SOURCE DATA:
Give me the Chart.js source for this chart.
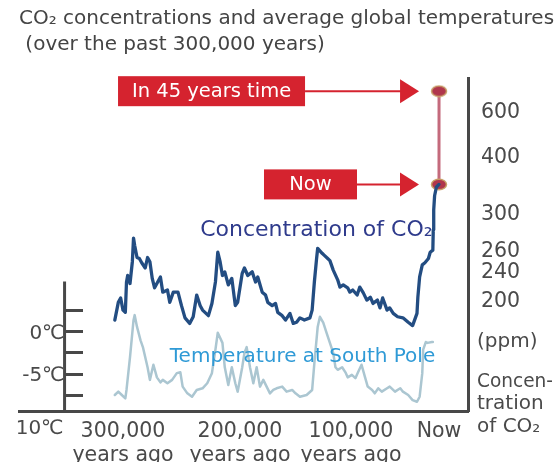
<!DOCTYPE html>
<html>
<head>
<meta charset="utf-8">
<script src="https://cdn.jsdelivr.net/npm/chart.js@4/dist/chart.umd.min.js"></script>
<style>
  html, body { margin: 0; padding: 0; background: #fff; }
  #wrap { width: 556px; height: 462px; }
</style>
</head>
<body>
<div id="wrap"><canvas id="chart" width="556" height="462"></canvas></div>
<script>
// --- values (age in thousands of years ago) ---
const CO2_AGE_KYR = [307,304,302,300,298,297,296,294,292,291,290,288,286,284,281,279,277,275,273,268,266,262,260,257,253,250,247,243,240,237,234,232,227,224,221,219,217,215,213,210,207,204,202,198,196,193,189,186,184,180,177,175,171,168,166,162,159,155,152,149,146,142,137,135,133,131,130,126,124,121,119,116,112,110,107,103,101,98,93,90,86,82,78,75,70,67,64,59,56,52,47,41,35,30,25,24,22,19,16,12,10,7,6.5,6,5,3,0];
const CO2_PPM = [182,198,203,191,189,225,234,223,249,273,265,253,252,248,243,253,249,230,217,232,211,214,198,211,211,195,184,179,185,207,195,191,186,197,225,258,249,234,239,221,230,195,198,237,243,234,239,225,232,211,207,198,195,197,189,186,182,188,179,180,184,182,184,191,225,252,262,257,255,252,250,241,228,218,221,217,211,214,207,218,210,200,204,197,200,193,203,191,193,188,185,184,180,177,188,204,232,246,248,252,258,260,282,305,330,345,350];

const TEMP_AGE_KYR = [307,304,301,298,297,294,291,290,288,285,283,279,277,274,271,268,266,262,258,254,251,249,245,241,237,232,228,224,221,219,215,213,210,207,204,202,198,196,194,191,188,185,182,179,176,173,170,167,162,158,153,150,146,140,135,133,130,128,125,122,119,116,114,112,108,105,103,99,95,92,88,84,81,76,73,69,65,59,56,50,44,41,35,30,25,22,19,18,15,13,8,7];
const TEMP_C = [-7.5,-7.1,-7.5,-7.9,-6.9,-3.0,1.4,2.0,0.6,-1.0,-1.8,-4.2,-5.7,-3.9,-5.4,-6.0,-5.7,-6.1,-5.7,-4.9,-4.8,-6.5,-7.3,-7.7,-6.9,-6.7,-6.1,-4.9,-2.1,-0.1,-1.3,-4.2,-6.3,-4.2,-6.1,-7.1,-4.2,-2.5,-1.8,-4.2,-6.1,-4.2,-6.5,-5.7,-6.5,-7.3,-6.9,-6.7,-6.5,-7.1,-6.9,-7.3,-7.7,-7.5,-6.9,-3.7,0.6,1.8,1.1,-0.1,-1.3,-2.5,-4.2,-4.5,-4.2,-4.8,-5.4,-5.1,-5.5,-4.8,-3.9,-5.4,-6.5,-6.9,-7.3,-6.7,-7.1,-6.7,-6.5,-7.1,-6.7,-7.1,-7.5,-8.1,-8.3,-7.7,-4.9,-2.1,-1.2,-1.3,-1.2,-1.2];

const OUTLOOK_AGE_KYR = [0, -0.045];
const OUTLOOK_PPM = [350, 690];
const OUTLOOK_LABELS = ['Now', 'In 45 years time'];

const AGE_TICKS = [300, 200, 100, 0];
const AGE_LABELS = [['300,000', 'years ago'], ['200,000', 'years ago'], ['100,000', 'years ago'], 'Now'];
const PPM_TICKS = [200, 240, 260, 300, 400, 600];
const TEMP_TICKS = [-7.5, -5, -2.5, 0, 2.5];
const TEMP_LABELS = ['', '-5℃', '', '0℃', ''];

const TITLE = ['CO₂ concentrations and average global temperatures', ' (over the past 300,000 years)'];

// --- axis calibration: the drawing uses uneven spacing on both axes ---
const AXIS_MAPS = {
  x:   { values: [-33, 0, 100, 200, 300, 389], fracs: [1, 0.9354, 0.7394, 0.4922, 0.2316, 0] },
  co2: { values: [100, 200, 240, 260, 300, 400, 600, 750], fracs: [0, 0.333, 0.420, 0.483, 0.595, 0.766, 0.901, 1] }
};
const TEMP_AXIS_AGE = 350;   // where the small temperature axis stands
const TEMP_AXIS_TOP = 6;     // its stem runs up to this temperature

const FONT = 'DejaVu Sans';
const TEXT = '#4a4a4a';
const AXIS = '#484848';
const RED = '#d5232f';

class PiecewiseScale extends Chart.LinearScale {
  static id = 'piecewise';
  static defaults = {};
  _decimal(v) {
    const { values: vs, fracs: fs } = AXIS_MAPS[this.id];
    let i = 1;
    while (i < vs.length - 1 && v > vs[i]) i++;
    return fs[i - 1] + (v - vs[i - 1]) * (fs[i] - fs[i - 1]) / (vs[i] - vs[i - 1]);
  }
  getPixelForValue(v) {
    if (v === null || isNaN(v)) return NaN;
    return this.getPixelForDecimal(this._decimal(v));
  }
  getValueForPixel(p) {
    const d = this.getDecimalForPixel(p);
    const { values: vs, fracs: fs } = AXIS_MAPS[this.id];
    for (let i = 1; i < vs.length; i++) {
      const lo = Math.min(fs[i - 1], fs[i]), hi = Math.max(fs[i - 1], fs[i]);
      if (d >= lo && d <= hi) return vs[i - 1] + (d - fs[i - 1]) * (vs[i] - vs[i - 1]) / (fs[i] - fs[i - 1]);
    }
    return NaN;
  }
}
Chart.register(PiecewiseScale);

function ellipseMarker() {
  const c = document.createElement('canvas');
  c.width = 18; c.height = 13;
  const g = c.getContext('2d');
  g.beginPath();
  g.ellipse(9, 6.5, 7.5, 5.3, 0, 0, Math.PI * 2);
  g.fillStyle = '#b0364c';
  g.fill();
  g.lineWidth = 1.5;
  g.strokeStyle = '#c7a166';
  g.stroke();
  return c;
}

const CALLOUTS = [
  { width: 93, shaft: 43 },
  { width: 187, shaft: 95 }
];

// call-out boxes, curve names, temperature stem and the right-hand axis caption
const decorations = {
  id: 'decorations',
  afterDatasetsDraw(chart) {
    const { ctx, chartArea, scales } = chart;
    ctx.save();

    // temperature axis stem
    const ax = scales.x.getPixelForValue(TEMP_AXIS_AGE);
    ctx.strokeStyle = AXIS;
    ctx.lineWidth = 3;
    ctx.beginPath();
    ctx.moveTo(ax, scales.temp.getPixelForValue(TEMP_AXIS_TOP));
    ctx.lineTo(ax, chartArea.bottom);
    ctx.stroke();

    ctx.fillStyle = TEXT;
    ctx.font = `20px "${FONT}"`;
    ctx.textBaseline = 'middle';
    ctx.textAlign = 'right';
    ctx.fillText('10℃', ax - 1, chartArea.bottom + 18);

    // right axis caption
    ctx.textAlign = 'left';
    const cx = chartArea.right + 9;
    ctx.fillText('(ppm)', cx, 342);
    ctx.fillText('Concen-', cx, 382, 76);
    ctx.fillText('tration', cx, 404);
    ctx.fillText('of CO₂', cx, 427);

    // curve names
    ctx.font = `22px "${FONT}"`;
    ctx.fillStyle = '#2f3b8c';
    ctx.fillText('Concentration of CO₂', scales.x.getPixelForValue(234), scales.co2.getPixelForValue(281));
    ctx.font = `20px "${FONT}"`;
    ctx.fillStyle = '#2f9ad6';
    ctx.fillText('Temperature at South Pole', scales.x.getPixelForValue(260), scales.temp.getPixelForValue(-3));

    // call-outs pointing at the outlook markers
    const meta = chart.getDatasetMeta(2);
    meta.data.forEach((pt, i) => {
      const spec = CALLOUTS[i];
      const tip = pt.x - 20, y = pt.y, base = tip - 19;
      const boxRight = base - spec.shaft;
      ctx.fillStyle = RED;
      ctx.strokeStyle = RED;
      ctx.lineWidth = 2;
      ctx.beginPath();
      ctx.moveTo(tip, y);
      ctx.lineTo(base, y - 12);
      ctx.lineTo(base, y + 12);
      ctx.closePath();
      ctx.fill();
      ctx.beginPath();
      ctx.moveTo(boxRight, y);
      ctx.lineTo(base + 1, y);
      ctx.stroke();
      ctx.fillRect(boxRight - spec.width, y - 15, spec.width, 30);
      ctx.fillStyle = '#fff';
      ctx.font = `19.5px "${FONT}"`;
      ctx.textAlign = 'center';
      ctx.fillText(OUTLOOK_LABELS[i], boxRight - spec.width / 2, y + 1);
      ctx.textAlign = 'left';
    });

    ctx.restore();
  }
};

const pts = (xs, ys) => xs.map((x, i) => ({ x, y: ys[i] }));

new Chart(document.getElementById('chart'), {
  type: 'line',
  data: {
    datasets: [
      {
        label: 'Temperature at South Pole',
        data: pts(TEMP_AGE_KYR, TEMP_C),
        yAxisID: 'temp',
        borderColor: '#abc6d1',
        borderWidth: 2.5,
        pointRadius: 0
      },
      {
        label: 'Concentration of CO₂',
        data: pts(CO2_AGE_KYR, CO2_PPM),
        yAxisID: 'co2',
        borderColor: '#234d82',
        borderWidth: 3.3,
        pointRadius: 0
      },
      {
        label: 'Outlook',
        data: pts(OUTLOOK_AGE_KYR, OUTLOOK_PPM),
        yAxisID: 'co2',
        borderColor: '#c46a7c',
        borderWidth: 3,
        pointStyle: ellipseMarker(),
        pointRadius: 7
      }
    ]
  },
  options: {
    responsive: false,
    animation: false,
    events: [],
    layout: { padding: { left: 19, right: 0, top: 0, bottom: 0 } },
    elements: { line: { tension: 0, borderJoinStyle: 'round', borderCapStyle: 'round' } },
    plugins: {
      legend: { display: false },
      tooltip: { enabled: false },
      title: {
        display: true,
        text: TITLE,
        align: 'start',
        color: '#444',
        font: { family: FONT, size: 20, weight: 'normal', lineHeight: 1.3 },
        padding: { top: 6, bottom: 20 }
      }
    },
    scales: {
      x: {
        type: 'piecewise',
        axis: 'x',
        position: 'bottom',
        min: -33,
        max: 389,
        afterBuildTicks: s => { s.ticks = AGE_TICKS.map(v => ({ value: v })); },
        afterFit: s => { s.height = 51; },
        grid: { display: false },
        border: { display: true, color: AXIS, width: 3 },
        ticks: {
          autoSkip: false,
          maxRotation: 0,
          padding: 0,
          color: TEXT,
          font: { family: FONT, size: 20.5, lineHeight: 1.2 },
          callback: (v, i) => AGE_LABELS[i]
        }
      },
      co2: {
        type: 'piecewise',
        axis: 'y',
        position: 'right',
        min: 100,
        max: 750,
        afterBuildTicks: s => { s.ticks = PPM_TICKS.map(v => ({ value: v })); },
        afterFit: s => { s.width = 88; },
        grid: { display: false },
        border: { display: true, color: AXIS, width: 3 },
        ticks: {
          autoSkip: false,
          padding: 5,
          labelOffset: 2,
          color: TEXT,
          font: { family: FONT, size: 20.5 },
          callback: (v, i) => String(PPM_TICKS[i])
        }
      },
      temp: {
        type: 'linear',
        axis: 'y',
        position: { x: TEMP_AXIS_AGE },
        min: -9.4,
        max: 30.2,
        afterBuildTicks: s => { s.ticks = TEMP_TICKS.map(v => ({ value: v })); },
        border: { display: false },
        grid: { display: true, drawOnChartArea: false, drawTicks: true, tickLength: -18, color: AXIS, lineWidth: 3 },
        ticks: {
          autoSkip: false,
          padding: 30,
          labelOffset: 2,
          color: TEXT,
          font: { family: FONT, size: 20 },
          callback: (v, i) => TEMP_LABELS[i]
        }
      }
    }
  },
  plugins: [decorations]
});
</script>
</body>
</html>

WHAT IS EXPECTED:
Pull out every line containing "this".

SOLUTION TO THE EXERCISE:
Give me the Chart.js source for this chart.
const TEMP_AXIS_TOP = 6;     // its stem runs up to this temperature
    const { values: vs, fracs: fs } = AXIS_MAPS[this.id];
    return this.getPixelForDecimal(this._decimal(v));
    const d = this.getDecimalForPixel(p);
    const { values: vs, fracs: fs } = AXIS_MAPS[this.id];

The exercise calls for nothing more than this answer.